Retreating to Bulawayo as a place of bitter memory in order to score points is in itself one way of playing tired politics. Zanu PF tried in the past twenty years to cool the pain of Matabeleland by promising Zambezi water, and recently by donating computers to schools, but the Matebeleland vote still eludes them. The pro-senate faction is aware of the elusiveness and bitterness of the Bulawayo vote, and would like to split the MDC party in such a way that Matebeleland remains forever quarantined, hounded and marginalized by frustrated politicians desperate to sign Unity Accords with them. For as long as the pro-senate faction holds Matebeleland hostage, that part of the country will forever remain a Ndebele space, and not a national space. It will forever be oppressed by the sentimental politics of always being regarded as the mourned ones, without real value being delivered in terms of development and national integration. There is need to develop a broader, trans-ethnic vision of history, which recognizes that forces that unleashed Gukurahundi on Matebeleland in the 1980s, are the same ones that unleashed Operation Murambatsvina across the country in 2005. Retreating and restricting politics to the hurts of one geographic space will miss the broader links that are important for the democratic struggle.

Bulawayo people should reject people who speak into their pain, and feed on the fodder of the painful past, in order to get seats in the discredited and impoverishing senate, or ministerial posts as a result of political handshakes and compromises. What we are seeing in the pro-senate lobby is real battle fatigue and a politics of accommodation. They would rather rest sooner than continue with the painful struggle to realize the highest possible moral and political standards in Zimbabwe. I do believe that those who seem to think that the break up of the MDC at this stage is the darkest hour of democracy are rather too squeamish. Zapu went through this, and Zanu was born. Zanu Pf still struggles with factionalism, but it does not stop it from ruling, whether you agree with how it rules or not. Why should being in the MDC be so romantic, rosy and buddy-buddy?

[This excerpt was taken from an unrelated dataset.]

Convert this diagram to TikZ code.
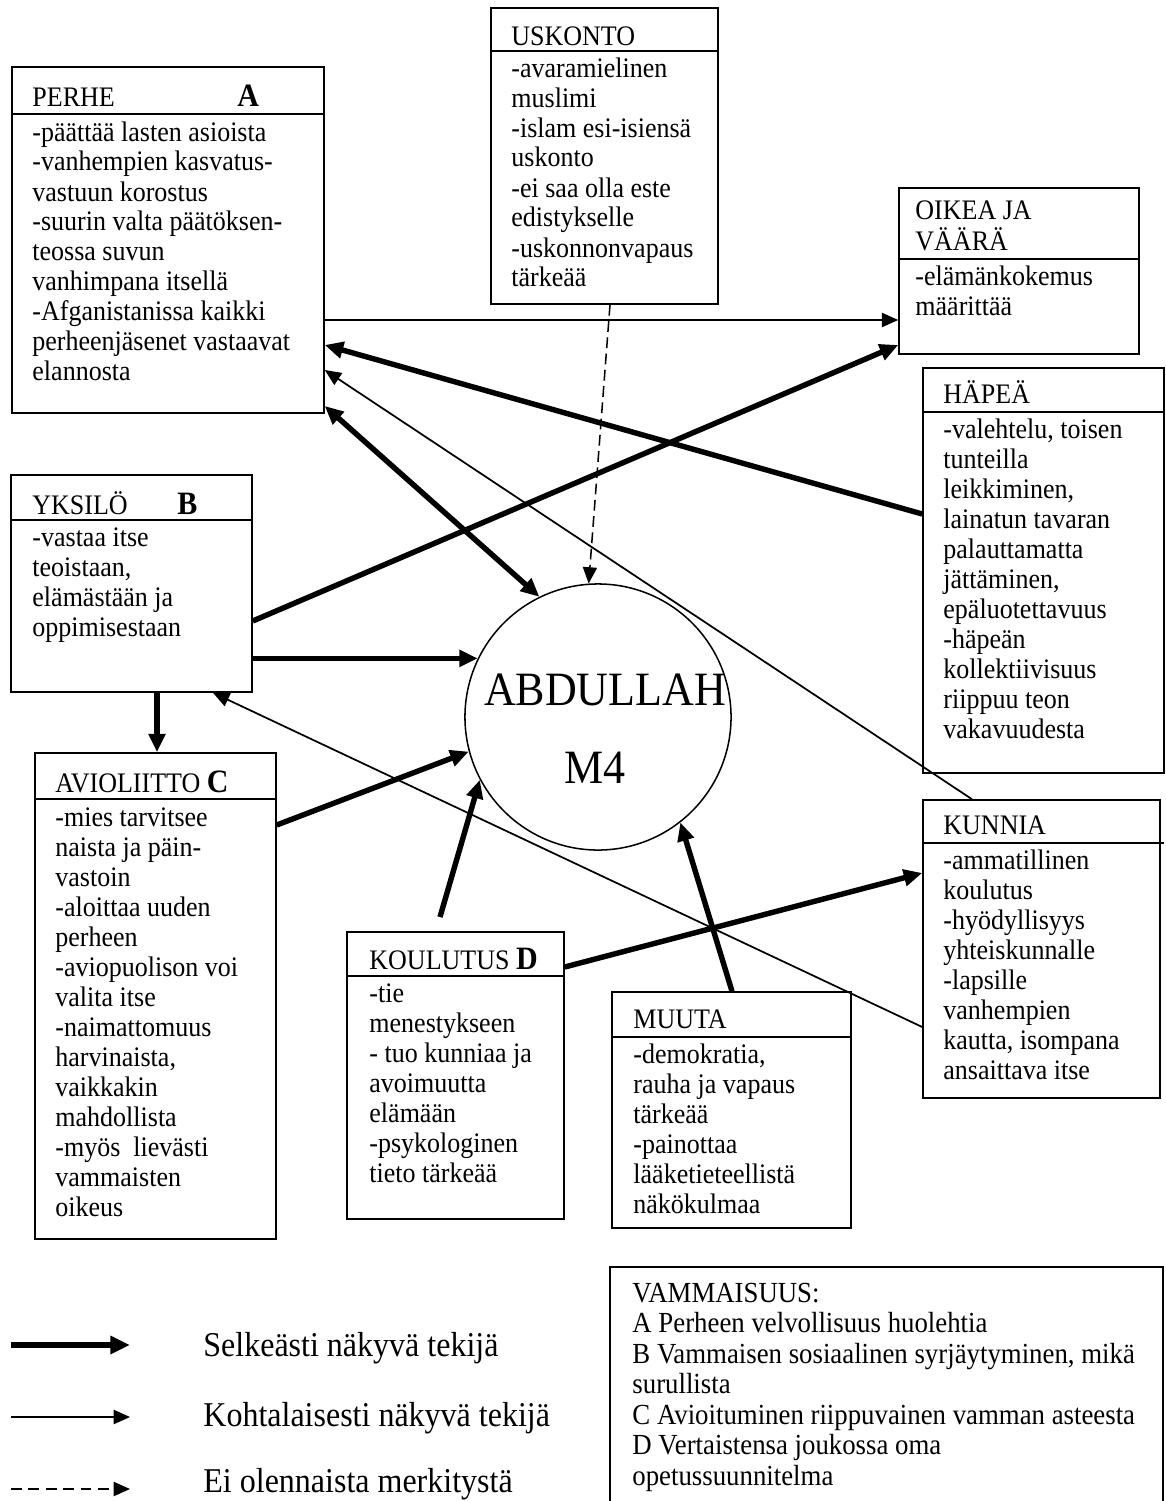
\documentclass[tikz,border=0pt]{standalone}
\usepackage{fontspec}
\setmainfont{Liberation Serif}[FakeStretch=0.92]
\usetikzlibrary{arrows.meta,fit}

% stacked text lines; the node's baseline is the baseline of the first line
\newcommand\boxlines[2][13.8pt]{\vtop{\baselineskip=#1\lineskiplimit=-20pt\lineskip=0pt\halign{##\hfil\cr#2\crcr}}}
\newcommand\tagfont{\fontsize{15pt}{16pt}\selectfont\bfseries}

\begin{document}
\begin{tikzpicture}[x=0.46pt,y=-0.46pt,
  font=\fontsize{13pt}{13.8pt}\selectfont,
  box/.style={draw,line width=0.7pt,inner sep=0pt},
  txt/.style={inner sep=0pt,anchor=base west},
  tag/.style={inner sep=0pt,anchor=base west,font=\tagfont},
  legendtxt/.style={inner sep=0pt,anchor=base west,font=\fontsize{16pt}{18pt}\selectfont},
  bigtxt/.style={inner sep=0pt,font=\fontsize{22pt}{24pt}\selectfont},
  divider/.style={line width=0.7pt},
  conn/.style={line width=0.8pt,-{Triangle[length=7.5pt,width=6.5pt]}},
  heavy/.style={line width=2.5pt,-{Triangle[length=8.5pt,width=7.5pt]}},
  heavyboth/.style={line width=2.5pt,{Triangle[length=8.5pt,width=7.5pt]}-{Triangle[length=8.5pt,width=7.5pt]}},
  faint/.style={line width=0.7pt,dash pattern=on 5pt off 2.5pt,-{Triangle[length=7.5pt,width=6.5pt]}},
]
\useasboundingbox (0,0) rectangle (1166,1501);

% ---------- boxes ----------
\node[box,fit={(12,67) (324,413)}] (perhe) {};
\node[box,fit={(491,8) (718,304)}] (uskonto) {};
\node[box,fit={(899,188) (1139,354)}] (oikea) {};
\node[box,fit={(923,368) (1164,773)}] (hapea) {};
\node[box,fit={(11,475) (252,692)}] (yksilo) {};
\node[box,fit={(35,753) (276,1239)}] (avio) {};
\node[box,fit={(347,932) (564,1219)}] (koulutus) {};
\node[box,fit={(612,992) (851,1228)}] (muuta) {};
\node[box,fit={(923,800) (1160,1098)}] (kunnia) {};
\node[box,fit={(610,1267) (1163,1506)}] (vamma) {};

% header dividers
\draw[divider] (perhe.west |- 0,114) -- (perhe.east |- 0,114);
\draw[divider] (uskonto.west |- 0,51) -- (uskonto.east |- 0,51);
\draw[divider] (oikea.west |- 0,259) -- (oikea.east |- 0,259);
\draw[divider] (hapea.west |- 0,412) -- (hapea.east |- 0,412);
\draw[divider] (yksilo.west |- 0,520) -- (yksilo.east |- 0,520);
\draw[divider] (avio.west |- 0,799) -- (avio.east |- 0,799);
\draw[divider] (koulutus.west |- 0,976) -- (koulutus.east |- 0,976);
\draw[divider] (muuta.west |- 0,1037) -- (muuta.east |- 0,1037);
\draw[divider] (kunnia.west |- 0,843) -- (1164,843);

% ---------- headers ----------
\node[txt] (perhe-h) at (32,106) {PERHE};
\node[tag] (perhe-t) at (237,106) {A};
\node[txt] (uskonto-h) at (511,45) {USKONTO};
\node[txt] (oikea-h) at (915,219) {\boxlines[14.5pt]{OIKEA JA\cr VÄÄRÄ}};
\node[txt] (hapea-h) at (943,403) {HÄPEÄ};
\node[txt] (yksilo-h) at (32,514) {YKSILÖ};
\node[tag] (yksilo-t) at (177,514) {B};
\node[txt] (avio-h) at (55,792) {AVIOLIITTO {\tagfont C}};
\node[txt] (koulutus-h) at (369,969) {KOULUTUS {\tagfont D}};
\node[txt] (muuta-h) at (633,1028) {MUUTA};
\node[txt] (kunnia-h) at (943,834) {KUNNIA};

% ---------- box texts ----------
\node[txt] (perhe-b) at (32,141) {\boxlines{-päättää lasten asioista\cr
  -vanhempien kasvatus-\cr vastuun korostus\cr -suurin valta päätöksen-\cr
  teossa suvun\cr vanhimpana itsellä\cr -Afganistanissa kaikki\cr
  perheenjäsenet vastaavat\cr elannosta}};
\node[txt] (uskonto-b) at (511,77) {\boxlines{-avaramielinen\cr muslimi\cr
  -islam esi-isiensä\cr uskonto\cr -ei saa olla este\cr edistykselle\cr
  -uskonnonvapaus\cr tärkeää}};
\node[txt] (oikea-b) at (915,285) {\boxlines{-elämänkokemus\cr määrittää}};
\node[txt] (hapea-b) at (943,438) {\boxlines{-valehtelu, toisen\cr tunteilla\cr
  leikkiminen,\cr lainatun tavaran\cr palauttamatta\cr jättäminen,\cr
  epäluotettavuus\cr -häpeän\cr kollektiivisuus\cr riippuu teon\cr vakavuudesta}};
\node[txt] (yksilo-b) at (32,546) {\boxlines{-vastaa itse\cr teoistaan,\cr
  elämästään ja\cr oppimisestaan}};
\node[txt] (avio-b) at (55,826) {\boxlines{-mies tarvitsee\cr naista ja päin-\cr
  vastoin\cr -aloittaa uuden\cr perheen\cr -aviopuolison voi\cr valita itse\cr
  -naimattomuus\cr harvinaista,\cr vaikkakin\cr mahdollista\cr
  -myös\ \ lievästi\cr vammaisten\cr oikeus}};
\node[txt] (koulutus-b) at (369,1002) {\boxlines{-tie\cr menestykseen\cr
  - tuo kunniaa ja\cr avoimuutta\cr elämään\cr -psykologinen\cr tieto tärkeää}};
\node[txt] (muuta-b) at (633,1063) {\boxlines{-demokratia,\cr rauha ja vapaus\cr
  tärkeää\cr -painottaa\cr lääketieteellistä\cr näkökulmaa}};
\node[txt] (kunnia-b) at (943,869) {\boxlines{-ammatillinen\cr koulutus\cr
  -hyödyllisyys\cr yhteiskunnalle\cr -lapsille\cr vanhempien\cr
  kautta, isompana\cr ansaittava itse}};
\node[txt,font=\fontsize{13.4pt}{14pt}\selectfont] (vamma-b) at (632,1302) {\boxlines[14.03pt]{VAMMAISUUS:\cr
  A Perheen velvollisuus huolehtia\cr
  B Vammaisen sosiaalinen syrjäytyminen, mikä\cr surullista\cr
  C Avioituminen riippuvainen vamman asteesta\cr
  D Vertaistensa joukossa oma\cr opetussuunnitelma}};

% ---------- central circle ----------
\node[draw,circle,line width=0.7pt,minimum size=122.4pt,inner sep=0pt] (abd) at (598,717) {};
\node[bigtxt] (abd-name) at (605,690) {ABDULLAH};
\node[bigtxt] (abd-code) at (595,768) {M4};

% ---------- connectors ----------
\coordinate (koul-start) at (440,917);
\draw[conn] (perhe.east |- 0,320) -- (oikea.west |- 0,320);
\draw[heavy] (yksilo.east |- 0,621) -- (oikea.west |- 0,345);
\draw[heavy] (hapea.west |- 0,514) -- (perhe.east |- 0,345);
\draw[conn] (kunnia.north -| 972,0) -- (perhe.east |- 0,370);
\draw[heavyboth] (perhe.east |- 0,406) -- (abd.116);
\draw[faint] (uskonto.south -| 610,0) -- (abd.94);
\draw[heavy] (yksilo.east |- abd.154) -- (abd.154);
\draw[heavy] (yksilo.south -| 157,0) -- (avio.north -| 157,0);
\draw[heavy] (avio.east |- 0,825) -- (abd.195);
\draw[heavy] (koul-start) -- (abd.208.7);
\draw[heavy] (muuta.north -| 732,0) -- (abd.308.3);
\draw[heavy] (koulutus.east |- 0,967) -- (kunnia.west |- 0,873);
\draw[conn] (kunnia.west |- 0,1027) -- (yksilo.south -| 213,0);

% ---------- legend ----------
\coordinate (lg1a) at (11,1345); \coordinate (lg1b) at (130,1345);
\coordinate (lg2a) at (11,1417); \coordinate (lg2b) at (130,1417);
\coordinate (lg3a) at (11,1489); \coordinate (lg3b) at (130,1489);
\draw[heavy,-{Triangle[length=9pt,width=8pt]}] (lg1a) -- (lg1b);
\draw[conn] (lg2a) -- (lg2b);
\draw[faint,dash pattern=on 5pt off 3pt] (lg3a) -- (lg3b);
\node[legendtxt] (lg1) at (203,1356) {Selkeästi näkyvä tekijä};
\node[legendtxt] (lg2) at (203,1426) {Kohtalaisesti näkyvä tekijä};
\node[legendtxt] (lg3) at (203,1492) {Ei olennaista merkitystä};
\end{tikzpicture}
\end{document}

History has its own ways of correcting, and even repeating its own anomalies. The break up should be welcome as an early-warning system, even a cleansing process, well before another presidential election. It could have been worse if Zimbabweans had suddenly found themselves ruled by a bunch of people who brandish the constitution, however immoral it might be, as if it is all there is to life and politics. Whichever MDC faction will come on top of the situation, will now have the opportunity to refine and redefine its mandate and politics, and come to the common market begging for votes. Only in this regard is it pertinent to ask whether Tsvangirai has finally become his own man.